Lui sbadigliò. «Probabilmente sono convenzioni inutili. Vorrei non sentirmi così stanco. Maledizione! Eppure ho appena fatto un buon sonno.»
«L’animazione sospesa induce di solito stanchezza e pigrizia. Ecco perché è importante per voi passare alcuni giorni in convalescenza.»
«Marion.»
«Sì, signore?»
«No... non sì signore. »
Lei sorrise. «Sì... John.»
«L’illusione della tua personalità e intelligenza è affascinante.

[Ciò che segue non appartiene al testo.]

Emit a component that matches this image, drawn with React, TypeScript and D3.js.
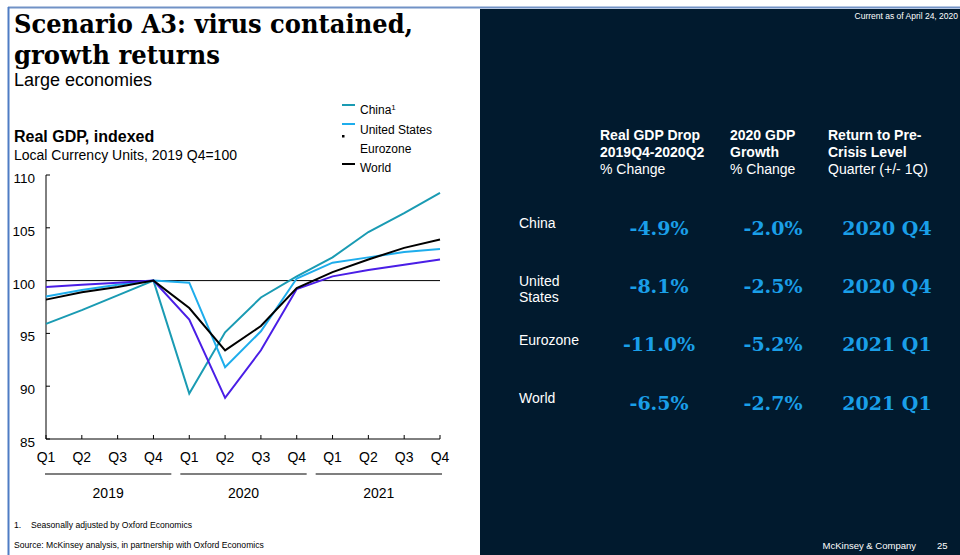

Per quanto tempo sarai la mia androide personale?»
«Fino a che richiederete un modello diverso, signore.»
«Bene. Allora posso dedicarmi alla tua educazione. Dovrebbe essere interessante.»
«Ho già ricevuto un programma base in scienze e in materie sociali.»
«Non è il genere di educazione al quale mi riferivo.»
Lei rimase silenziosa, e Markham disse irritato: «Se tu fossi un essere umano mi chiederesti una definizione.»
«Ti piacerebbe che lo facessi?»
«Sì.»
«Allora definiscimi il tipo di educazione al quale ti riferisci, John.»
«Ora va meglio.» Markham sbadigliò di nuovo e fissò pigramente l’orizzonte. «Indipendenza intellettuale e curiosità. Senza queste cose, sei soltanto una scatola di congegni elettronici. Con queste due qualità, invece, puoi diventare un individuo autocosciente.»
«Autocoscienza» ripeté Marion-A. «L’autocoscienza è una astrazione metafisica che posso comprendere ma non apprezzare.»
«L’autocoscienza» disse lui «è un dono di Dio. È anche una astrazione metafisica, valida tuttavia. Dio l’ha data agli uomini. Ora il problema è questo: possono gli uomini darla alle macchine?»
Marion-A gli sistemò un cuscino dietro la testa e una leggera coperta sulle ginocchia. «Credo che a questa domanda possa rispondere solo un essere umano.»
Markham la guardò e sorrise.
«Fino a che gli androidi non cominceranno a chiedersi la stessa cosa... Tu sei Galatea fatta in serie, e io sono un Pigmalione fuori moda. Chissà quale sarà il risultato?»